Напротив, я желал бы, чтобы Лопухов не остановился на этом, но продолжил свое дело освежения, возвращения к жизни, причем я оставляю за собой право и не согласиться с ним, если бы он (помимо собственного намерения) перешел бы вдруг через границу дозволенного — границу, которую, увы, невозможно вперед установить и которая отмечена тем, что принято называть тактом.
В «Раймонде» произошло иное. Здесь, вслушиваясь в музыку, Лопухов решительно отверг ее балетную «иллюстрацию» в финале второго действия, и тут «дерзание» его пошло дальше, чем в «Спящей красавице». Он действительно придумал новое окончание этого акта, вместо того длительного «недоумения», которым Петипа его завершил. Он постарался придать известный смысл тому, что происходит перед зрителями, после того как сарацин повергнут мечом крестоносца и всякая опасность для героини балета исчезла, самой Раймонде он дал активную роль, и нужно сознаться, что если благодаря этому ничего существенного в «осмыслении» этого, на редкость бессмысленного, балета, не получилось, то все же то тягостное «недоумение» рассеялось, и теперь завершительная сцена второго действия кажется убедительной (или почти убедительной).
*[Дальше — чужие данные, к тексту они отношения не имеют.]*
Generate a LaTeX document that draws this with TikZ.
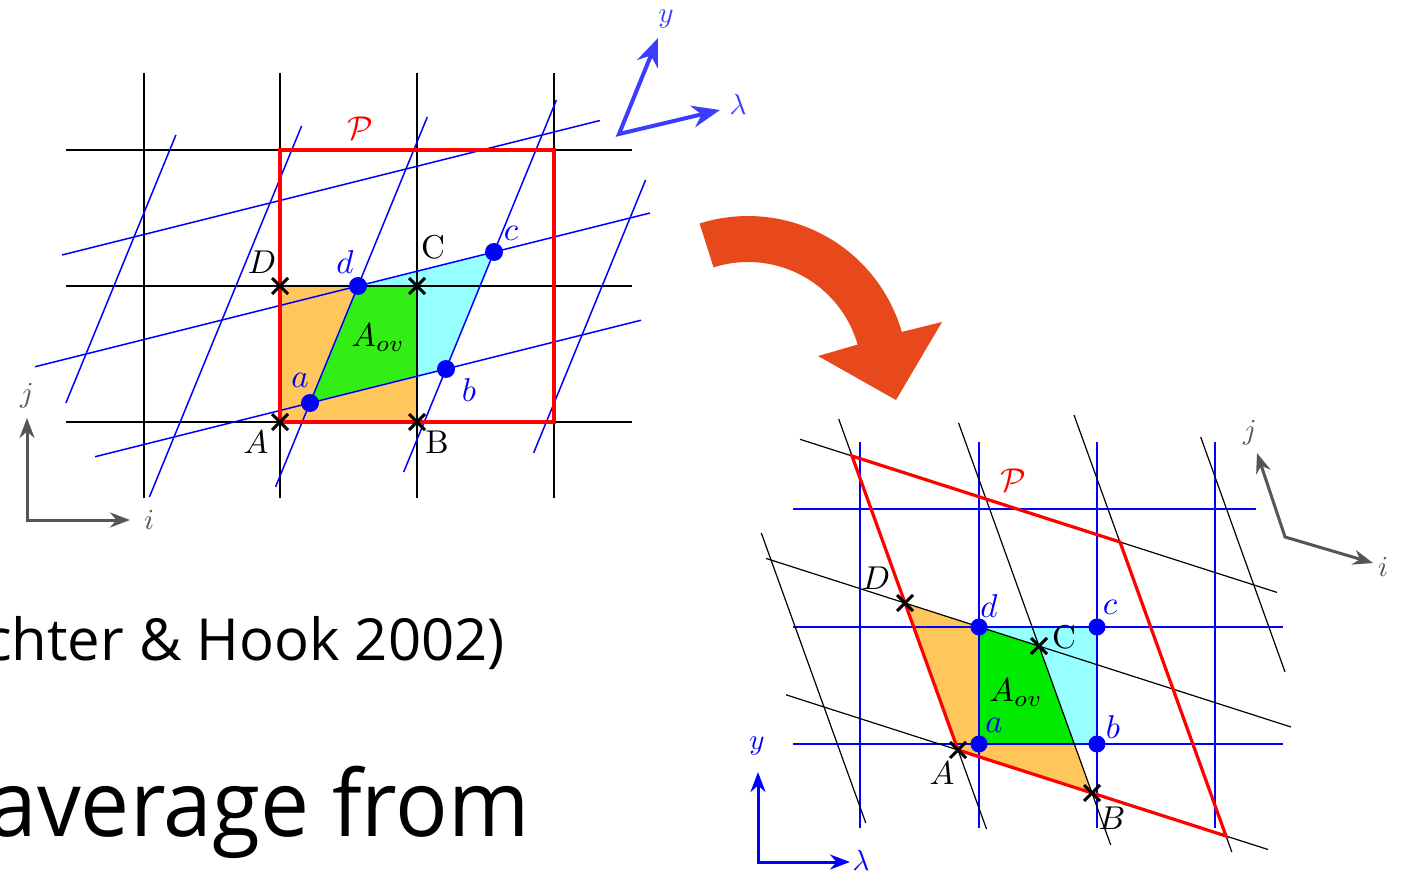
\documentclass[tikz,border=0pt]{standalone}
\usepackage{fontspec}
\newfontfamily\gillish{Open Sans}
\usetikzlibrary{arrows.meta,calc}
\definecolor{lorange}{RGB}{255,198,92}
\definecolor{lcyan}{RGB}{150,255,255}
\definecolor{lgreen}{RGB}{50,238,20}
\definecolor{rgreen}{RGB}{0,235,0}
\definecolor{axgray}{RGB}{85,85,85}
\definecolor{axblue}{RGB}{60,60,255}
\definecolor{arrowor}{RGB}{232,73,28}
\tikzset{
  gridk/.style={black,line width=1.4pt},
  gridb/.style={blue,line width=1.5pt},
  perim/.style={red,line width=3.2pt,line join=miter},
  xmark/.style={black,line width=3pt},
  dotb/.style={fill=blue,draw=none},
  lbl/.style={inner sep=0pt},
  lblb/.style={lbl,text=blue},
  axlbl/.style={inner sep=0pt},
}
\newcommand{\lab}[1]{\scalebox{3.3}{#1}}
\newcommand{\axl}[1]{\scalebox{2.9}{#1}}
\newcommand{\xcross}[1]{\draw[xmark] ($(#1)+(-8,-8)$) -- ($(#1)+(8,8)$) ($(#1)+(-8,8)$) -- ($(#1)+(8,-8)$);}
\begin{document}
\begin{tikzpicture}[x=1pt,y=-1pt]
\useasboundingbox (0,0) rectangle (1408,874);
\clip (0,0) rectangle (1408,874);
\fill[white] (0,0) rectangle (1408,874);
% ================= LEFT DIAGRAM =================
\coordinate (LA) at (280,422);
\coordinate (LB) at (417,422);
\coordinate (LC) at (417,286);
\coordinate (LD) at (280,286);
\coordinate (la) at (310,403);
\coordinate (lb) at (446,369);
\coordinate (lc) at (494,252);
\coordinate (ld) at (358,286);
\fill[lorange] (LA) rectangle (LC);
\fill[lcyan] (la) -- (lb) -- (lc) -- (ld) -- cycle;
\begin{scope}
  \clip (LA) rectangle (LC);
  \fill[lgreen] (la) -- (lb) -- (lc) -- (ld) -- cycle;
\end{scope}
% black grid
\foreach \x in {144,280,417,554} \draw[gridk] (\x,73) -- (\x,498);
\foreach \y in {150,286,422} \draw[gridk] (66,\y) -- (632,\y);
% blue shallow lines
\draw[gridb] (95,456.75) -- (641,320.25);
\draw[gridb] (35,366.75) -- (650,213);
\draw[gridb] (62,255) -- (600,120.5);
% blue steep lines
\draw[gridb] (65.9,403) -- (175.9,135);
\draw[gridb] (149.4,497) -- (301.6,126);
\draw[gridb] (275.5,487) -- (427.3,117);
\draw[gridb] (403.7,472) -- (556.4,100);
\draw[gridb] (533.6,453) -- (645.6,180);
% red P
\draw[perim] (280,150) rectangle (554,422);
% crosses
\xcross{LA}\xcross{LB}\xcross{LC}\xcross{LD}
% dots
\foreach \p in {la,lb,lc,ld} \fill[dotb] (\p) circle (9);
% labels
\node[lbl,text=red] (lP) at (360,128) {\lab{$\mathcal{P}$}};
\node[lbl] (lDl) at (262,262) {\lab{$D$}};
\node[lbl] (lCl) at (433,247) {\lab{C}};
\node[lblb] (ldl) at (345,262) {\lab{$d$}};
\node[lblb] (lcl) at (511,233) {\lab{$c$}};
\node[lbl] (lAov) at (378,338) {\lab{$A_{ov}$}};
\node[lblb] (lal) at (300,380) {\lab{$a$}};
\node[lblb] (lbl) at (469,390) {\lab{$b$}};
\node[lbl] (lAl) at (256,442) {\lab{$A$}};
\node[lbl] (lBl) at (437,442) {\lab{B}};
% gray axes
\coordinate (lo) at (27,520);
\coordinate (ljt) at (27,418);
\coordinate (lit) at (130,520);
\draw[axgray,line width=3pt,{Stealth[length=20pt,width=15pt]}-{Stealth[length=20pt,width=15pt]}] (ljt) -- (lo) -- (lit);
\node[axlbl,text=axgray] (lj) at (27,396) {\axl{$j$}};
\node[axlbl,text=axgray] (li) at (149,520) {\axl{$i$}};
% blue rotated axes
\coordinate (bo) at (619,134);
\coordinate (byt) at (658,38);
\coordinate (blt) at (720,110);
\draw[axblue,line width=4pt,line join=miter,{Stealth[length=28pt,width=22pt]}-{Stealth[length=28pt,width=22pt]}] (byt) -- (bo) -- (blt);
\node[axlbl,text=axblue] (byl) at (666,19) {\axl{$y$}};
\node[axlbl,text=axblue] (bll) at (738,104) {\axl{$\lambda$}};
% ================= ORANGE ARROW =================
\fill[arrowor] (699.6,223.5) arc[start angle=-107.6,end angle=-16,radius=160]
  -- (942,322) -- (896,400) -- (818,356) -- (857.6,344.6)
  arc[start angle=-16,end angle=-107.6,radius=114] -- cycle;
% ================= RIGHT DIAGRAM =================
\coordinate (RA) at (958,750);
\coordinate (RB) at (1092,793);
\coordinate (RC) at (1039,646);
\coordinate (RD) at (905,603);
\coordinate (ra) at (979,744);
\coordinate (rb) at (1097,744);
\coordinate (rc) at (1097,627);
\coordinate (rd) at (979,627);
\fill[lorange] (RA) -- (RB) -- (RC) -- (RD) -- cycle;
\fill[lcyan] (ra) rectangle (rc);
\begin{scope}
  \clip (RA) -- (RB) -- (RC) -- (RD) -- cycle;
  \fill[rgreen] (ra) rectangle (rc);
\end{scope}
% blue grid
\foreach \x in {860,979,1097,1215} \draw[gridb] (\x,442) -- (\x,828);
\draw[gridb] (793,509) -- (1256,509);
\draw[gridb] (793,627) -- (1283,627);
\draw[gridb] (793,744) -- (1283,744);
% black skew lines (i-direction)
\draw[gridk,line width=1.2pt] (786,694.8) -- (1268,849.5);
\draw[gridk,line width=1.2pt] (766,558.4) -- (1291,727);
\draw[gridk,line width=1.2pt] (800,439.3) -- (1277,592.4);
% black skew lines (j-direction)
\draw[gridk,line width=1.2pt] (761.3,533) -- (865.8,823);
\draw[gridk,line width=1.2pt] (838.7,419) -- (986.5,829);
\draw[gridk,line width=1.2pt] (958.6,423) -- (1110.7,845);
\draw[gridk,line width=1.2pt] (1074,415) -- (1231.8,852);
\draw[gridk,line width=1.2pt] (1200.7,437) -- (1285,672);
% red P
\draw[perim] (958,750) -- (1226,836) -- (1120,542) -- (852,456) -- cycle;
% crosses
\xcross{RA}\xcross{RB}\xcross{RC}\xcross{RD}
% dots
\foreach \p in {ra,rb,rc,rd} \fill[dotb] (\p) circle (8.5);
% labels
\node[lbl,text=red] (rP) at (1013,480) {\lab{$\mathcal{P}$}};
\node[lbl] (rDl) at (876,578) {\lab{$D$}};
\node[lblb] (rdl) at (989,606) {\lab{$d$}};
\node[lblb] (rcl) at (1110,607) {\lab{$c$}};
\node[lbl] (rCl) at (1064,637) {\lab{C}};
\node[lbl] (rAov) at (1016,693) {\lab{$A_{ov}$}};
\node[lblb] (ral) at (994,725) {\lab{$a$}};
\node[lblb] (rbl) at (1113,727) {\lab{$b$}};
\node[lbl] (rAl) at (942,773) {\lab{$A$}};
\node[lbl] (rBl) at (1112,818) {\lab{$B$}};
% gray rotated axes
\coordinate (ro) at (1285,537);
\coordinate (rjt) at (1257,453);
\coordinate (rit) at (1373,563);
\draw[axgray,line width=3pt,line join=miter,{Stealth[length=20pt,width=15pt]}-{Stealth[length=20pt,width=15pt]}] (rjt) -- (ro) -- (rit);
\node[axlbl,text=axgray] (rj) at (1250,433) {\axl{$j$}};
\node[axlbl,text=axgray] (ri) at (1383,567) {\axl{$i$}};
% blue axes
\coordinate (qo) at (758,862);
\coordinate (qyt) at (758,772);
\coordinate (qlt) at (850,862);
\draw[blue,line width=3pt,{Stealth[length=20pt,width=15pt]}-{Stealth[length=20pt,width=15pt]}] (qyt) -- (qo) -- (qlt);
\node[axlbl,text=blue] (qyl) at (757,746) {\axl{$y$}};
\node[axlbl,text=blue] (qll) at (861,860) {\axl{$\lambda$}};
% ================= TEXT =================
\node[anchor=base east,inner sep=0pt,font=\gillish\fontsize{58}{64}\selectfont] (t1) at (505,660) {chter \& Hook 2002)};
\node[anchor=base east,inner sep=0pt,font=\gillish\fontsize{92}{100}\selectfont] (t2) at (530,836) {\scalebox{0.95}[1]{average from}};
\end{tikzpicture}
\end{document}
Итак, здесь Лопухов решительно вставил свое новое, о чем Петипа как будто не помышлял. Но и в данном случае имеется достаточно оправдания поступку Лопухова, и первым среди них является то, что он ничего не заменял, а лишь «пополнил пустоту», угнетающую своим контрастом с пышностью и великолепием того симфонического номера, которым Глазунов кончает это действие. И вот теперь оказывается, что и композитору такое заполнение пустоты казалось всегда (и еще в самые дни создания балета) не только желательными, но и прямо необходимым. Несомненно, что Петипа оставил это место не разработанным, вероятно, в силу одного из тех приступов «творческой немощи», которая известна всем художникам и которая посещает их иногда, совершенно внезапно решительно парализуя их фантазии. Самые даровитые подвержены этим «приступам бездарности». И иногда лучшие произведения («Раймонду», впрочем, нельзя причислить к лучшим произведениям Петипа) бывают искалечены действием этих приступов. Лопухов из уважения к Петипа постарался заполнить получившуюся пустоту, он сделал это с величайшей бережливостью, с отличным тактом, не позволив себе что-либо, что нарушило бы весь стиль (столь условный) данного балета. Неужели в этом можно усмотреть кощунство, и разве не выявилось здесь скорее то, чем так силен русский (и в частности, петербургский) балет — пиетет? Но, разумеется, здесь налицо не пиетет буквы и рутины, а пиетет по существу — то самое, что может уберечь наш балет от всех тех благоглупостей.